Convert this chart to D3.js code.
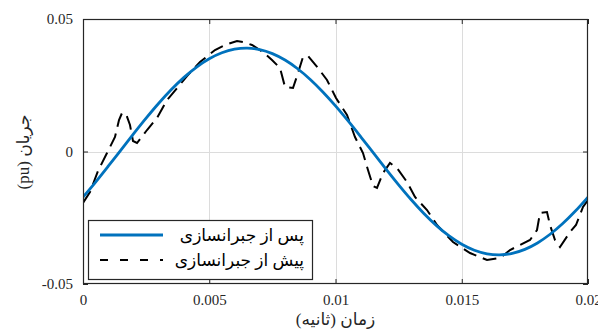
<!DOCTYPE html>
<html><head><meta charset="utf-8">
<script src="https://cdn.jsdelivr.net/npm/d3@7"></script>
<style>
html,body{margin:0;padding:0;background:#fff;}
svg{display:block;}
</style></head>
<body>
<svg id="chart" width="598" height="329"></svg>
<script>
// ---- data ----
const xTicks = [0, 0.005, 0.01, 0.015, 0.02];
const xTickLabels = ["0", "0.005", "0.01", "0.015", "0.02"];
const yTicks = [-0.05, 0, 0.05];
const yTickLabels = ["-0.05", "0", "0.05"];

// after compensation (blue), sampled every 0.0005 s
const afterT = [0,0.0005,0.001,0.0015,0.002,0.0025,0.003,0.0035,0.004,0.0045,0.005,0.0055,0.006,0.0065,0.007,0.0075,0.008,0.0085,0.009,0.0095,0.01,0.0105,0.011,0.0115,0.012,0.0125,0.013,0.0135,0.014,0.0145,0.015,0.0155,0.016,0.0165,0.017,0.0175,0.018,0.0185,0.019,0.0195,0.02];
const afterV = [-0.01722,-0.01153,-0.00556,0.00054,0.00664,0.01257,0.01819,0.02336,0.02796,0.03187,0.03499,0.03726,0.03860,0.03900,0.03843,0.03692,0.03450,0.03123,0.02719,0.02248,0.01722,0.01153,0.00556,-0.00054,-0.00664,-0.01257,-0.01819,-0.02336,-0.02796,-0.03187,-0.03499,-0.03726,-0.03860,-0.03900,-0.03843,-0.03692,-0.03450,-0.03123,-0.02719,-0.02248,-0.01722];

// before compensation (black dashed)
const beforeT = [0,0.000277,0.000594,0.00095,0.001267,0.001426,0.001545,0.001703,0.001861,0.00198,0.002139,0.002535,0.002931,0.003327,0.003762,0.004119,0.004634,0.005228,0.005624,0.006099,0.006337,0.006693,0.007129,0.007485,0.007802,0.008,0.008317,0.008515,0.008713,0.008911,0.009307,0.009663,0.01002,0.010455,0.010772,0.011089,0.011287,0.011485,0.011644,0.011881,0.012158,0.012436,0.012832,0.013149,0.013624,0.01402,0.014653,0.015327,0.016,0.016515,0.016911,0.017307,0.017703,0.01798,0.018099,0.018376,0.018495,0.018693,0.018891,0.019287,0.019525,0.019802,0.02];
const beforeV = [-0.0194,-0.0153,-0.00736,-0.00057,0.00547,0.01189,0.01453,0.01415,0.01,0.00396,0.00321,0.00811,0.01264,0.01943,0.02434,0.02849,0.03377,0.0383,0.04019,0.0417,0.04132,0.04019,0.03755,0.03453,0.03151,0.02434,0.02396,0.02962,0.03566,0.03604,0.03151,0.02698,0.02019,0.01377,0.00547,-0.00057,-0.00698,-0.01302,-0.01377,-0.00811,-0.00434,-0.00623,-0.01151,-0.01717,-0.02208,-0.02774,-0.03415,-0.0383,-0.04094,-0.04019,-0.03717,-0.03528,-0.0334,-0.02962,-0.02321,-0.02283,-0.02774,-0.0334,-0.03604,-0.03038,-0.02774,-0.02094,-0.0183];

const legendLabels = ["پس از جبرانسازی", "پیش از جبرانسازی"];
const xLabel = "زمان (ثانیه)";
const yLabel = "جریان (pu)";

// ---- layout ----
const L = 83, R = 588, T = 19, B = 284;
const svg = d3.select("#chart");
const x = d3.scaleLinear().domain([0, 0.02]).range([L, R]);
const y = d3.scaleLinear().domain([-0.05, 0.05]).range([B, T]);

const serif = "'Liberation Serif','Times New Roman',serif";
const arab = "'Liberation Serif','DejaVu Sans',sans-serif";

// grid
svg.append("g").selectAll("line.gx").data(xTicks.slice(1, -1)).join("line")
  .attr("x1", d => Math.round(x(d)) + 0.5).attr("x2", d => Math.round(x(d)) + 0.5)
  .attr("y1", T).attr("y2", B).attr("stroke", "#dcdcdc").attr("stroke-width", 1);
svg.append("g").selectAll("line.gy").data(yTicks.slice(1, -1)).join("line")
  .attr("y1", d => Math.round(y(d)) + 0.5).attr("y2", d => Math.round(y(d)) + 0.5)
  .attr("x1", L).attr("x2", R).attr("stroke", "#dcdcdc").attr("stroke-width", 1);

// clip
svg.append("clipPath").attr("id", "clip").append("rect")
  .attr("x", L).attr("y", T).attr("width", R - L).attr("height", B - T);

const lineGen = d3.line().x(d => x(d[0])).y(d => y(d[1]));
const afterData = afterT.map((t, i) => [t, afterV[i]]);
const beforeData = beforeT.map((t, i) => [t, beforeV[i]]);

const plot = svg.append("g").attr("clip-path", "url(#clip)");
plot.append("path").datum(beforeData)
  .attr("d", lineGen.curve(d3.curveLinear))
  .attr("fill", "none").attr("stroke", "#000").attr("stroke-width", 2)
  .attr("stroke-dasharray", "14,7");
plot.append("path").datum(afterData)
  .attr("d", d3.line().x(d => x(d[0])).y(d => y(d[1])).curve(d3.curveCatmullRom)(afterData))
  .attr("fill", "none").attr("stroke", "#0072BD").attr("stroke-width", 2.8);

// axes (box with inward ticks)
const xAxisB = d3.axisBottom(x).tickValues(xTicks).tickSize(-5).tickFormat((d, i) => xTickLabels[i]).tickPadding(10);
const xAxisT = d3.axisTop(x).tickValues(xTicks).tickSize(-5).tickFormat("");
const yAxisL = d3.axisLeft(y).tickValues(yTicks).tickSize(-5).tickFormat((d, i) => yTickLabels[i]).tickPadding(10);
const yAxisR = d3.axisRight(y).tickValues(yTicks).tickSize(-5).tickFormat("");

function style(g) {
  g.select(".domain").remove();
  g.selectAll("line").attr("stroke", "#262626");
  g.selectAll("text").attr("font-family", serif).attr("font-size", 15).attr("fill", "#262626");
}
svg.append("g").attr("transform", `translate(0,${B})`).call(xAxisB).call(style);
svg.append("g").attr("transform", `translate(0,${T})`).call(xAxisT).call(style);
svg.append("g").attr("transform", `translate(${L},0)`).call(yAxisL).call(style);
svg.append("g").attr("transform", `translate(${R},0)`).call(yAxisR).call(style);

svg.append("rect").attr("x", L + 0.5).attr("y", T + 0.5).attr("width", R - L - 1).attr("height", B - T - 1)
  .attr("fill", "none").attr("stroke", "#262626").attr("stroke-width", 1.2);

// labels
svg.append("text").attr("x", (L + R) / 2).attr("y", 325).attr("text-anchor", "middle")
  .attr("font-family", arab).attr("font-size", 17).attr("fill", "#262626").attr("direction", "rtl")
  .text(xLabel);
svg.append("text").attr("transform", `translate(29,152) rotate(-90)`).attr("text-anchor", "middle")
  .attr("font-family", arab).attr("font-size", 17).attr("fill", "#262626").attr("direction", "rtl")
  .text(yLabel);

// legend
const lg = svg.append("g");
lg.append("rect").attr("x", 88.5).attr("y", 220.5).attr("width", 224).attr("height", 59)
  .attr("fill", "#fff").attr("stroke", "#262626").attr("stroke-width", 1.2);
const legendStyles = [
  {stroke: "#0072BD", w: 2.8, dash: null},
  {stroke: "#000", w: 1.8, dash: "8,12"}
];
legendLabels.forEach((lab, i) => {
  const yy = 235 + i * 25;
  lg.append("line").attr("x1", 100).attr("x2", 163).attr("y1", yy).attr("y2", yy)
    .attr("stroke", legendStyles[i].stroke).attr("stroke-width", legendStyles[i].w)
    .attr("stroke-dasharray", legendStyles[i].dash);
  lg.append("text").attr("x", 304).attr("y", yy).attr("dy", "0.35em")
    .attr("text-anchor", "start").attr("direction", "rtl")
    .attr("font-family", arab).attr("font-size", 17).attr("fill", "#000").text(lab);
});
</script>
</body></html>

* * *

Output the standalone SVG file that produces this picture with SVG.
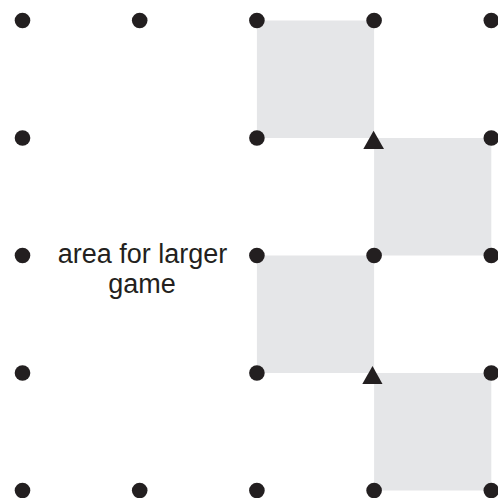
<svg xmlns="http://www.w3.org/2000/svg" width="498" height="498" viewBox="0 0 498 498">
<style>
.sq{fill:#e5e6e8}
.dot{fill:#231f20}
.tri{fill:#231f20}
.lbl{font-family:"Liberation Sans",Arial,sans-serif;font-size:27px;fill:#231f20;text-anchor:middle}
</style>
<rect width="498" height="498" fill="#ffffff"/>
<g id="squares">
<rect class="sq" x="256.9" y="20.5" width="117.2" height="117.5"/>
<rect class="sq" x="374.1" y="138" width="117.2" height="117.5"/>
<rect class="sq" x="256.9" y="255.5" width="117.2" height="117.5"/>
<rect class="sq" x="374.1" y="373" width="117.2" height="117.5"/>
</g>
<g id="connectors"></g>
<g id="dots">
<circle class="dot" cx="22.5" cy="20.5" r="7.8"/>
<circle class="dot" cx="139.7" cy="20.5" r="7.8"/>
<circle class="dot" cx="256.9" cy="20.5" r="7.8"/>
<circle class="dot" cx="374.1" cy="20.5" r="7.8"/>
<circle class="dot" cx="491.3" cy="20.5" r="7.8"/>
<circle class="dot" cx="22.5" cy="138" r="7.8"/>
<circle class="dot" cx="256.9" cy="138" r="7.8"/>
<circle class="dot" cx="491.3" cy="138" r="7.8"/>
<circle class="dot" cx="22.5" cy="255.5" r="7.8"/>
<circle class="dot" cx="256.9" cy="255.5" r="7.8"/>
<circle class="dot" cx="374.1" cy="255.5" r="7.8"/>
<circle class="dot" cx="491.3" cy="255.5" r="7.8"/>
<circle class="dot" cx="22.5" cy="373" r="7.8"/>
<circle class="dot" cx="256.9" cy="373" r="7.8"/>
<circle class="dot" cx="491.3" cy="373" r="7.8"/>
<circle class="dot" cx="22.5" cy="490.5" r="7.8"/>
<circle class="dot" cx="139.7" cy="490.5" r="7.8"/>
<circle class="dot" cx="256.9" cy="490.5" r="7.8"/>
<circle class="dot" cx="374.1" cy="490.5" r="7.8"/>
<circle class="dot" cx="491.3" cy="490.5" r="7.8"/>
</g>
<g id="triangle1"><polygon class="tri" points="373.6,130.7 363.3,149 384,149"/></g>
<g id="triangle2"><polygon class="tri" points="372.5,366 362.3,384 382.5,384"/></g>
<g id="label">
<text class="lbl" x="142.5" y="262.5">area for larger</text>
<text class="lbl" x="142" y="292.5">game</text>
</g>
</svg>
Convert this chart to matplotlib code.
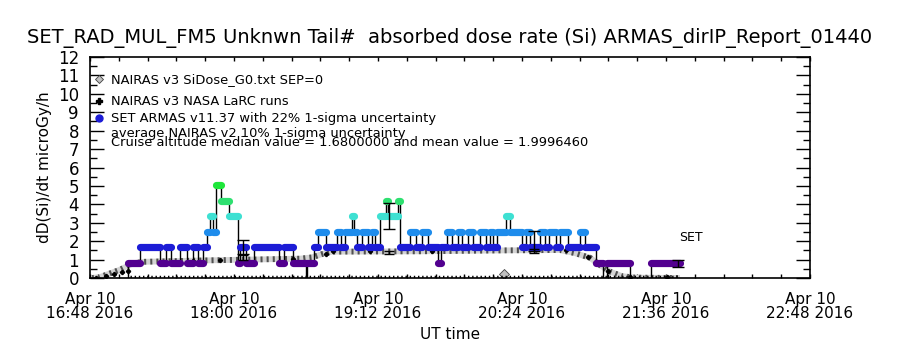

...

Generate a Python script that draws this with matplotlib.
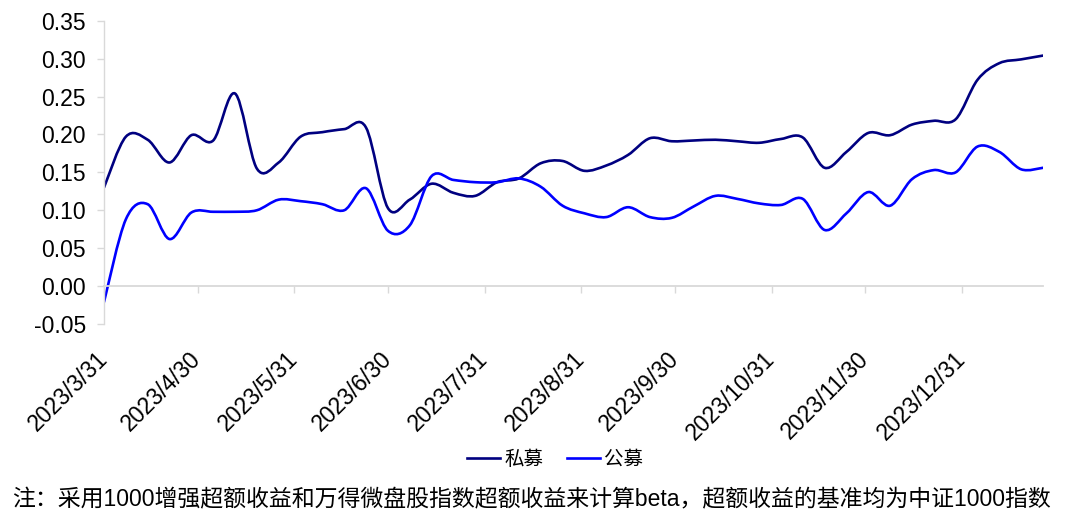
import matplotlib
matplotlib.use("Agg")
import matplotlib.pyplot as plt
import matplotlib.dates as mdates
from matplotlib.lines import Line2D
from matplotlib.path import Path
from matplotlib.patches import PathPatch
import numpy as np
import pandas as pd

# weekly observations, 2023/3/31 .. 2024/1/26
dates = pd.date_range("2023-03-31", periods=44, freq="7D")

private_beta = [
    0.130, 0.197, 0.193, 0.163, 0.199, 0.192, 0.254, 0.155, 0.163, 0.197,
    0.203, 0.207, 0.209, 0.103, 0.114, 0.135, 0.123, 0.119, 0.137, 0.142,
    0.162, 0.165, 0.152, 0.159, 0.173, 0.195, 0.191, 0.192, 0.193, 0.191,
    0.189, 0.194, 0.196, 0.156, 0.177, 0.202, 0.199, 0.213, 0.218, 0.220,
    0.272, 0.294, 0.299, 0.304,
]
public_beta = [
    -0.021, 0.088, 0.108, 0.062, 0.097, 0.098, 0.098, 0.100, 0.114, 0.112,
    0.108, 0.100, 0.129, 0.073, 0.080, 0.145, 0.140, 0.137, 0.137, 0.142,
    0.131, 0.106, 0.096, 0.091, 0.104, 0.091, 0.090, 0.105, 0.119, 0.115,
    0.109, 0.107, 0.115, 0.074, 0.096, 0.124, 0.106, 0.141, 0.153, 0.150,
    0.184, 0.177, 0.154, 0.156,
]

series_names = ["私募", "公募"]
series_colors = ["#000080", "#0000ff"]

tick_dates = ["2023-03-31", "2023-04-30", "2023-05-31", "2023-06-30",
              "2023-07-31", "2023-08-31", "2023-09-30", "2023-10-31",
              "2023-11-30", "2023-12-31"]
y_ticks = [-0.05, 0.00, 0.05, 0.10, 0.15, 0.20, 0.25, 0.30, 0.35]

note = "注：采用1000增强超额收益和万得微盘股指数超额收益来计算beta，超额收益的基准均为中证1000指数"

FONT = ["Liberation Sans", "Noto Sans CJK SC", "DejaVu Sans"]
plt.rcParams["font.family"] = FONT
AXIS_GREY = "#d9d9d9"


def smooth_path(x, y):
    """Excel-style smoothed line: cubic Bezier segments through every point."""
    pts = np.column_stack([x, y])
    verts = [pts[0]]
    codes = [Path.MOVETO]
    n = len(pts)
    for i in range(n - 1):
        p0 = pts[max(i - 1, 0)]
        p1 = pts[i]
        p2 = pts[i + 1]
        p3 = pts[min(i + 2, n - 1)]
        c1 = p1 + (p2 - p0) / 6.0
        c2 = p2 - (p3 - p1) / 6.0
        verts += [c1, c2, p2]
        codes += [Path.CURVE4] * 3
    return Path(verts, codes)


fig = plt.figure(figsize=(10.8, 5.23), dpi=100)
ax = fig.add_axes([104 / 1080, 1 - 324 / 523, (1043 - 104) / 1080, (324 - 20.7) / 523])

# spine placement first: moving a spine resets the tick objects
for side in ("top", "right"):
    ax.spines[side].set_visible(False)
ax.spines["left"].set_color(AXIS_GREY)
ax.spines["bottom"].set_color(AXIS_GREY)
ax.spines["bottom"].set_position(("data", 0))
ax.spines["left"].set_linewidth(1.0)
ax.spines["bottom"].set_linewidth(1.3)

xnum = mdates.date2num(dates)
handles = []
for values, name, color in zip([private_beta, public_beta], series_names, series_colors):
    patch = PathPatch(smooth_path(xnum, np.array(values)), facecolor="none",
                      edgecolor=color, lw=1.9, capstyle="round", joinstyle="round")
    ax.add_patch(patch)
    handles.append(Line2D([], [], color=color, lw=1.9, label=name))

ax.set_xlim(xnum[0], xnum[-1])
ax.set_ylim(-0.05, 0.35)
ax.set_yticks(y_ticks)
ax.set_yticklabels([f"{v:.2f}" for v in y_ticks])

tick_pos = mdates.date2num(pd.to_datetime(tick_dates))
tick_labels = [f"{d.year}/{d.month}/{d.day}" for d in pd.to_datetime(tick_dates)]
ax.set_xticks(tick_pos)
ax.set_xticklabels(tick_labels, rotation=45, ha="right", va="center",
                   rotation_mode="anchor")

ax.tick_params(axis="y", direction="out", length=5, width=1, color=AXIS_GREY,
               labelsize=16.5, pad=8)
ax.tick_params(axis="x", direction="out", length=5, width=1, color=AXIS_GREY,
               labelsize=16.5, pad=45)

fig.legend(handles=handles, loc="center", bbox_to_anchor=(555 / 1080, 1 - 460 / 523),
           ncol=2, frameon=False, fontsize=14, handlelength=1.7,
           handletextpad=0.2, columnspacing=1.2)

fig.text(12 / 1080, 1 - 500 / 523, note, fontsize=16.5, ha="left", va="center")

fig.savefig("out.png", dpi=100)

• Stated task: Of the lines in the listing above, how many hold the string "this"? Reply with the number only.

• Solution: 4